In 2004, PHPK was purchased by Kendall Holdings Inc. Hensley became president of Kendall, and Mitchell was brought back to perform part-time drafting duties. Kendall terminated Hensley later in 2004 and Mitchell left shortly thereafter.
In 2006, Hensley co-founded Eden Cryogenics, which designs and manufactures similar products in competition with Kendall. Hensley hired Mitchell to help design Eden's standard product line and its product catalogue.
Kendall filed a complaint against Eden, alleging federal copyright infringement and misappropriation of trade secrets in violation of Ohio law, asserting that Hensley and Mitchell had improperly acquired shop drawings, customer lists, and pricing information and were using that information to build its business.
Further, it alleged that Eden's catalogue infringed copyright-protected works in Kendall's catalogue.
Kendall moved for a temporary restraining order that the court denied, holding that Kendall had failed to demonstrate irreparable harm. Following the denial of the TRO, Kendall dismissed all of its claims other than the misappropriation of trade secrets claim.
Eden moved for summary judgment on the misappropriation claim. Eden argued that Mitchell could not have misappropriated trade secrets in 1999 because he was permitted, by Hensley, to possess and retain the drawings.
Hensley was the president of PHPK at that time, and Kendall was the successor in interest to PHPK, Eden argued. Thus, the four-year statute of limitations set forth under the Ohio Uniform Trade Secrets Act barred the misappropriation claim, the defendants argued. The court agreed and dismissed the misappropriation claim. Kendall appealed.

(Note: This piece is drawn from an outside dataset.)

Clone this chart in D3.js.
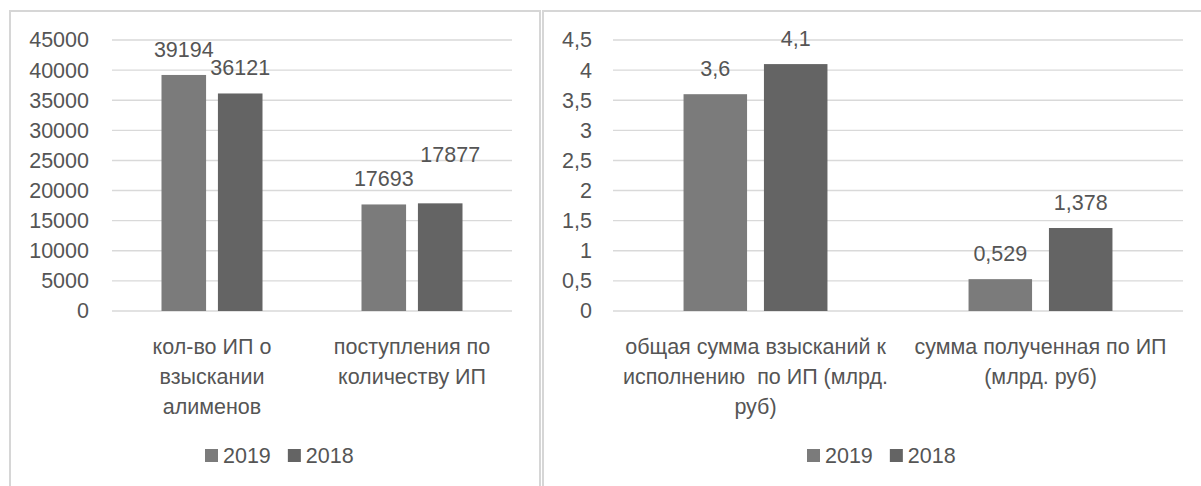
<!DOCTYPE html>
<html>
<head>
<meta charset="utf-8">
<script src="https://cdn.jsdelivr.net/npm/d3@7"></script>
<style>
  body { margin: 0; background: #fff; }
  svg { display: block; }
</style>
</head>
<body>
<div id="chart"></div>
<script>
// data
const years = ["2019", "2018"];

const leftCategories = [
  ["кол-во ИП о", "взыскании", "алименов"],
  ["поступления по", "количеству ИП"]
];
const left2019 = [39194, 17693];
const left2018 = [36121, 17877];
const leftTicks = [0, 5000, 10000, 15000, 20000, 25000, 30000, 35000, 40000, 45000];

const rightCategories = [
  ["общая сумма взысканий к", "исполнению  по ИП (млрд.", "руб)"],
  ["сумма полученная по ИП", "(млрд. руб)"]
];
const right2019 = [3.6, 0.529];
const right2018 = [4.1, 1.378];
const rightTicks = [0, 0.5, 1, 1.5, 2, 2.5, 3, 3.5, 4, 4.5];

const width = 1201;
const height = 486;
const colors = { "2019": "#7b7b7b", "2018": "#646464" };
const textColor = "#555555";
const font = "'Liberation Sans', Arial, sans-serif";

// russian style decimals: 4,5 / 0,529
const ru = d3.formatLocale({ decimal: ",", thousands: "", grouping: [3], currency: ["", ""] });
const fmt = ru.format("~g");

const svg = d3.select("#chart")
  .append("svg")
  .attr("width", width)
  .attr("height", height)
  .style("background-color", "white");

function drawChart(cfg) {
  const g = svg.append("g");

  // panel border
  g.append("rect")
    .attr("x", cfg.panel[0])
    .attr("y", cfg.panel[1])
    .attr("width", cfg.panel[2])
    .attr("height", cfg.panel[3])
    .attr("fill", "none")
    .attr("stroke", "#d6d6d6")
    .attr("stroke-width", 2);

  const x = d3.scaleBand()
    .domain(d3.range(cfg.categories.length))
    .range([cfg.left, cfg.right]);

  const xSub = d3.scaleBand()
    .domain(years)
    .range([0, x.bandwidth() * 0.505])
    .paddingInner(0.21);

  const y = d3.scaleLinear()
    .domain([0, cfg.ticks[cfg.ticks.length - 1]])
    .range([311, 40]);

  // gridlines
  g.append("g")
    .selectAll("line")
    .data(cfg.ticks)
    .enter().append("line")
    .attr("x1", cfg.left)
    .attr("x2", cfg.right)
    .attr("y1", d => y(d))
    .attr("y2", d => y(d))
    .attr("stroke", "#d9d9d9")
    .attr("stroke-width", 1.4);

  // y axis labels
  const yAxis = g.append("g")
    .attr("transform", `translate(${cfg.left},0)`)
    .call(d3.axisLeft(y).tickValues(cfg.ticks).tickSize(0).tickPadding(cfg.tickPad).tickFormat(fmt));
  yAxis.select(".domain").remove();
  yAxis.selectAll("text")
    .style("font-family", font)
    .style("font-size", "21.5px")
    .attr("fill", textColor);

  const rows = [];
  cfg.categories.forEach((c, i) => {
    years.forEach((yr, j) => {
      rows.push({ i: i, year: yr, value: cfg.series[j][i] });
    });
  });

  const offset = x.bandwidth() * (1 - 0.505) / 2;

  // bars
  g.append("g")
    .selectAll("rect")
    .data(rows)
    .enter().append("rect")
    .attr("x", d => x(d.i) + offset + xSub(d.year))
    .attr("y", d => y(d.value))
    .attr("width", xSub.bandwidth())
    .attr("height", d => y(0) - y(d.value))
    .attr("fill", d => colors[d.year]);

  // value labels (one was dragged by hand in the original)
  g.append("g")
    .selectAll("text")
    .data(rows)
    .enter().append("text")
    .attr("x", d => {
      const n = cfg.nudge[d.i + "-" + d.year] || [0, 0];
      return x(d.i) + offset + xSub(d.year) + xSub.bandwidth() / 2 + n[0];
    })
    .attr("y", d => {
      const n = cfg.nudge[d.i + "-" + d.year] || [0, 0];
      return y(d.value) - 18 + n[1];
    })
    .attr("text-anchor", "middle")
    .style("font-family", font)
    .style("font-size", "21.5px")
    .attr("fill", textColor)
    .text(d => fmt(d.value));

  // category labels, wrapped like excel did
  const cat = g.append("g")
    .selectAll("text")
    .data(cfg.categories)
    .enter().append("text")
    .attr("text-anchor", "middle")
    .style("font-family", font)
    .style("font-size", "21.5px")
    .attr("fill", textColor);
  cat.each(function(lines, i) {
    d3.select(this).selectAll("tspan")
      .data(lines)
      .enter().append("tspan")
      .attr("x", x(i) + x.bandwidth() / 2)
      .attr("y", (d, k) => 354 + k * 30)
      .style("white-space", "pre")
      .text(d => d);
  });

  // legend
  const legend = g.append("g").attr("transform", `translate(${cfg.legendX},449)`);
  let lx = 0;
  years.forEach(yr => {
    legend.append("rect")
      .attr("x", lx)
      .attr("y", 0)
      .attr("width", 13)
      .attr("height", 13)
      .attr("fill", colors[yr]);
    const t = legend.append("text")
      .attr("x", lx + 18)
      .attr("y", 14)
      .style("font-family", font)
      .style("font-size", "21.5px")
      .attr("fill", textColor)
      .text(yr);
    lx += 18 + t.node().getComputedTextLength() + 17;
  });
}

drawChart({
  panel: [10, 11, 530, 490],
  left: 112,
  right: 512,
  tickPad: 23,
  categories: leftCategories,
  series: [left2019, left2018],
  ticks: leftTicks,
  nudge: { "1-2018": [10, -23] },
  legendX: 205
});

drawChart({
  panel: [543, 11, 700, 490],
  left: 613,
  right: 1183,
  tickPad: 21,
  categories: rightCategories,
  series: [right2019, right2018],
  ticks: rightTicks,
  nudge: {},
  legendX: 807
});
</script>
</body>
</html>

[a]cquisition of a trade secret of another by a person who knows or has reason to know that the trade secret was acquired by improper means; or the disclosure or use of another's trade secret without the other's consent, if the discloser/user acquired it by improper means, in breach of a duty of secrecy, or with the knowledge that it was a trade secret and had been acquired by accident or mistake.
The court noted that Ohio uses the discovery rule, meaning that the action begins to accrue either when the plaintiff knew, or through the exercise of reasonable diligence should have known, of the bad act. It was under this rule that the district court ruled that Kendall should have known in 1999 that Mitchell retained the documents. The evidence did not support this conclusion, the appeals court said.

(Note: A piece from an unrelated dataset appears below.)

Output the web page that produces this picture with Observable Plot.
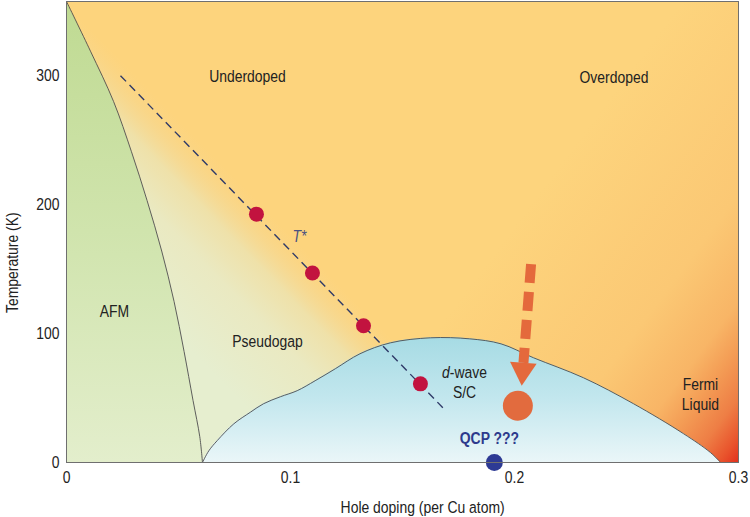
<!DOCTYPE html>
<html><head><meta charset="utf-8">
<script src="https://cdn.jsdelivr.net/npm/d3@7"></script>
<script src="https://cdn.jsdelivr.net/npm/@observablehq/plot@0.6"></script>
<style>
html,body{margin:0;padding:0;background:#fff;}
#chart svg{display:block;}
</style></head><body><div id="chart"></div>
<script>
const FONT = '"Liberation Sans", Arial, sans-serif';
const SQUEEZE = 0.82; // condensed look (Helvetica Condensed in the original)

// AFM (Néel) boundary
const afmDoping = [0, 0.0107, 0.021, 0.029, 0.036, 0.0425, 0.048, 0.0525, 0.0565, 0.0595, 0.0607];
const afmTemp   = [357.5, 319, 280, 241, 203, 164, 125, 86, 48, 20, 0];

// d-wave superconducting dome
const domeDoping = [0.0607, 0.0635, 0.0673, 0.0747, 0.0821, 0.088, 0.0955, 0.103, 0.111, 0.120, 0.131, 0.1446, 0.1625, 0.180, 0.194, 0.2085, 0.2308, 0.2531, 0.2754, 0.2875, 0.292];
const domeTemp   = [0, 9, 17, 30, 39, 45.6, 51, 55.7, 63.4, 72.7, 84.3, 92.8, 96.7, 95.9, 92, 81.2, 65.7, 45.6, 22.4, 7.7, 0];

// pseudogap region: soft edge (mid-fade line) and outer outline
const pgEdgeDoping = [-0.02, 0.14];
const pgEdgeTemp   = [366.9, 80.6];
const pgOuterDoping = [-0.02, 0.2];
const pgOuterTemp   = [400, 40];

// T* crossover line and measured points
const tstarLineDoping = [0.0241, 0.168];
const tstarLineTemp   = [300, 42.5];
const tstarPointDoping = [0.0848, 0.1098, 0.1326, 0.158];
const tstarPointTemp   = [192.6, 147, 106, 61];

// quantum critical points
const qcpDoping = [0.191];
const qcpTemp   = [0];
const fieldQcpDoping = [0.2015];
const fieldQcpTemp   = [44];

// dashed arrow (shaft) and head
const arrowDoping = [0.2074, 0.2040];
const arrowTemp   = [153.9, 77.3];
const arrowHeadDoping = [0.2037];
const arrowHeadTemp   = [71.4];

// ticks
const xTicks = [0, 0.1, 0.2, 0.3];
const xTickLabels = ["0", "0.1", "0.2", "0.3"];
const yTicks = [0, 100, 200, 300];

// region labels
const regionLabels = ["Underdoped", "Overdoped", "AFM", "Pseudogap", "d-wave", "S/C", "Fermi\nLiquid"];
const regionDoping = [0.0808, 0.2444, 0.0214, 0.0897, 0.1777, 0.1777, 0.283];
const regionTemp   = [300, 299, 117.5, 94.4, 70.4, 55, 53.3];

const tstarLabel = ["T*"];
const tstarLabelDoping = [0.104];
const tstarLabelTemp = [175.5];

const qcpLabel = ["QCP ???"];
const qcpLabelDoping = [0.1888];
const qcpLabelTemp = [18.3];

const xTitle = ["Hole doping (per Cu atom)"];
const xTitleDoping = [0.159];
const yTitle = ["Temperature (K)"];
const yTitleTemp = [155];

const zip = (xs, ys) => xs.map((x, i) => ({doping: x, temp: ys[i]}));
const afm = zip(afmDoping, afmTemp);
const dome = zip(domeDoping, domeTemp);
const pgOuter = zip(pgOuterDoping, pgOuterTemp);
const tstarLine = zip(tstarLineDoping, tstarLineTemp);
const tstarPts = zip(tstarPointDoping, tstarPointTemp);
const qcp = zip(qcpDoping, qcpTemp);
const fieldQcp = zip(fieldQcpDoping, fieldQcpTemp);
const arrow = zip(arrowDoping, arrowTemp);
const arrowHead = zip(arrowHeadDoping, arrowHeadTemp);
const labels = regionLabels.map((t, i) => ({text: t, doping: regionDoping[i], temp: regionTemp[i]}));

const chart = Plot.plot({
  width: 750,
  height: 517,
  marginLeft: 66,
  marginRight: 12,
  marginTop: 1,
  marginBottom: 55,
  style: {fontFamily: FONT, fontSize: "17px", color: "#222", background: "#fff"},
  x: {domain: [0, 0.3], ticks: xTicks, tickFormat: d => xTickLabels[xTicks.indexOf(d)], tickSize: 0, tickPadding: 8, label: null},
  y: {domain: [0, 357.5], ticks: yTicks, tickSize: 0, tickPadding: 7, label: null},
  marks: [
    Plot.frame({fill: "url(#bgGrad)", stroke: "none"}),
    Plot.areaY(pgOuter, {x: "doping", y1: -10, y2: "temp", fill: "url(#pgGrad)"}),
    Plot.areaX(afm, {x: "doping", y: "temp", curve: "catmull-rom", fill: "url(#afmGrad)"}),
    Plot.areaY(dome, {x: "doping", y: "temp", curve: "catmull-rom", fill: "url(#domeGrad)"}),
    Plot.line(afm, {x: "doping", y: "temp", curve: "catmull-rom", stroke: "#4d4d4d", strokeWidth: 0.9}),
    Plot.line(dome, {x: "doping", y: "temp", curve: "catmull-rom", stroke: "#4d4d4d", strokeWidth: 0.9}),
    Plot.line(tstarLine, {x: "doping", y: "temp", stroke: "#2f3a68", strokeWidth: 1.4, strokeDasharray: "8,5", strokeLinecap: "butt"}),
    Plot.dot(tstarPts, {x: "doping", y: "temp", r: 7.5, fill: "#c2133f"}),
    Plot.dot(qcp, {x: "doping", y: "temp", r: 8.5, fill: "#2d3a94"}),
    Plot.dot(fieldQcp, {x: "doping", y: "temp", r: 15, fill: "#e26b3e"}),
    Plot.line(arrow, {x: "doping", y: "temp", stroke: "#e4693c", strokeWidth: 10, strokeDasharray: "19,9", strokeLinecap: "butt"}),
    Plot.dot(arrowHead, {x: "doping", y: "temp", symbol: "triangle", r: 9.9, rotate: 184, fill: "#e4693c"}),
    Plot.text(labels, {x: "doping", y: "temp", text: "text", fontSize: 17, fill: "#222", lineHeight: 1.18}),
    Plot.text(tstarLabel, {x: tstarLabelDoping, y: tstarLabelTemp, text: d => d, fontSize: 17, fontStyle: "italic", fill: "#4a5280"}),
    Plot.text(qcpLabel, {x: qcpLabelDoping, y: qcpLabelTemp, text: d => d, fontSize: 17, fontWeight: "bold", fill: "#2d3a8c"}),
    Plot.text(xTitle, {x: xTitleDoping, frameAnchor: "bottom", dy: 45, textAnchor: "middle", lineAnchor: "middle", text: d => d, fontSize: 17, fill: "#222"}),
    Plot.text(yTitle, {y: yTitleTemp, frameAnchor: "left", dx: -54, rotate: -90, textAnchor: "middle", lineAnchor: "middle", text: d => d, fontSize: 17, fill: "#222"}),
    Plot.frame({stroke: "#6f6f6f", strokeWidth: 1})
  ]
});

// gradients and clip, positioned in screen space from the chart's scales
const sx = chart.scale("x"), sy = chart.scale("y");
const X = v => sx.apply(v), Y = v => sy.apply(v);
const [x0, x1] = sx.range, [y0, y1] = sy.range;

// pseudogap fade runs perpendicular to its T*-parallel edge
const P1 = [X(pgEdgeDoping[0]), Y(pgEdgeTemp[0])], P2 = [X(pgEdgeDoping[1]), Y(pgEdgeTemp[1])];
const len = Math.hypot(P2[0] - P1[0], P2[1] - P1[1]);
const dir = [(P2[0] - P1[0]) / len, (P2[1] - P1[1]) / len];
const nrm = [dir[1], -dir[0]]; // toward the orange (upper-right) side
const M = [(P1[0] + P2[0]) / 2, (P1[1] + P2[1]) / 2];
const inside = 130, outside = 22, total = inside + outside;
const S = [M[0] - nrm[0] * inside, M[1] - nrm[1] * inside];
const E = [M[0] + nrm[0] * outside, M[1] + nrm[1] * outside];
const off = s => ((s + inside) / total).toFixed(3);

const defs = `
<linearGradient id="bgGrad" gradientUnits="userSpaceOnUse" x1="${X(0.185)}" y1="${Y(149)}" x2="${X(0.3)}" y2="${Y(0)}">
  <stop offset="0" stop-color="#fdd47d"/>
  <stop offset="0.5" stop-color="#fbc874"/>
  <stop offset="0.7" stop-color="#f8b566"/>
  <stop offset="0.78" stop-color="#f49e56"/>
  <stop offset="0.88" stop-color="#ee7e45"/>
  <stop offset="0.95" stop-color="#e9552d"/>
  <stop offset="1" stop-color="#e2301d"/>
</linearGradient>
<linearGradient id="pgGrad" gradientUnits="userSpaceOnUse" x1="${S[0]}" y1="${S[1]}" x2="${E[0]}" y2="${E[1]}">
  <stop offset="0" stop-color="#e6eecf"/>
  <stop offset="${off(-60)}" stop-color="#eae9c1"/>
  <stop offset="${off(-22)}" stop-color="#efe1a9" stop-opacity="1"/>
  <stop offset="${off(0)}" stop-color="#f4da98" stop-opacity="0.55"/>
  <stop offset="1" stop-color="#f8d68c" stop-opacity="0"/>
</linearGradient>
<linearGradient id="afmGrad" x1="0" y1="0" x2="0" y2="1">
  <stop offset="0" stop-color="#bfda92"/>
  <stop offset="0.5" stop-color="#d0e4ad"/>
  <stop offset="1" stop-color="#e3eecc"/>
</linearGradient>
<linearGradient id="domeGrad" x1="0" y1="0" x2="0" y2="1">
  <stop offset="0" stop-color="#a6dbe4"/>
  <stop offset="0.5" stop-color="#c3e7ee"/>
  <stop offset="1" stop-color="#eaf6f8"/>
</linearGradient>
<clipPath id="plotClip"><rect x="${Math.min(x0, x1)}" y="${Math.min(y0, y1)}" width="${Math.abs(x1 - x0)}" height="${Math.abs(y1 - y0)}"/></clipPath>`;
const defsEl = document.createElementNS("http://www.w3.org/2000/svg", "defs");
defsEl.innerHTML = defs;
chart.insertBefore(defsEl, chart.firstChild);
chart.querySelectorAll('[fill="url(#pgGrad)"]').forEach(el => el.setAttribute("clip-path", "url(#plotClip)"));

// italic "d" in "d-wave"
d3.select(chart).selectAll("text").each(function() {
  if (this.textContent === "d-wave") {
    this.textContent = "";
    const s = d3.select(this);
    s.append("tspan").attr("font-style", "italic").text("d");
    s.append("tspan").text("-wave");
  }
});

// condensed lettering
d3.select(chart).selectAll("text").each(function() {
  const t = this.getAttribute("transform") || "";
  const x = this.getAttribute("x");
  if (x != null && x !== "" && !isNaN(+x)) this.setAttribute("x", +x / SQUEEZE);
  this.setAttribute("transform", (t + ` scale(${SQUEEZE},1)`).trim());
});

document.getElementById("chart").appendChild(chart);
</script>
</body></html>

“Had [the district court] viewed the evidence in the light most favorable to [Kendall] … no cause of action for misappropriation could have arisen in 1999 because evidence in the record supports a finding that Mitchell did not acquire the shop drawings in breach of any duty or by other improper means,” the court said.
Indeed, Eden itself submitted evidence that Hensley had authorized Mitchell to retain the documents after Mitchell stopped working for PHPK in 1999. Thus, “It is thus not undisputed that in 1999 Mitchell retained the drawings through 'theft, bribery, misrepresentation, breach or inducement of a breach of a duty to maintain secrecy, or espionage through electronic or other means,' ” the court said, quoting from the statute.
In particular, the court noted that Kendall had argued that it had stamped its drawings with a legend declaring the works to be confidential. Given this evidence, “a reasonable fact finder could conclude that if any misappropriation occurred it occurred in 2006, when Mitchell used the drawings while designing products for [Eden]” the court said.
The court also declined to rule on whether the drawings themselves could constitute trade secrets. The district court had not explicitly determined whether the drawings constituted trade secrets under Ohio law, but rather assumed that they were trade secrets for purposes of granting Eden summary judgment, the court said. On remand, the district court will need to determine whether the information in question can constitute a trade secret.
Judges Deborah L. Cook and Helene N. White joined the opinion.
Kendall was represented by Gerald P. Ferguson of Vorys, Sater, Seymour & Pease, Columbus. Ohio. Eden was represented by David Peter Shouvlin of Porter, Wright, Morris & Arthur, Columbus, Ohio.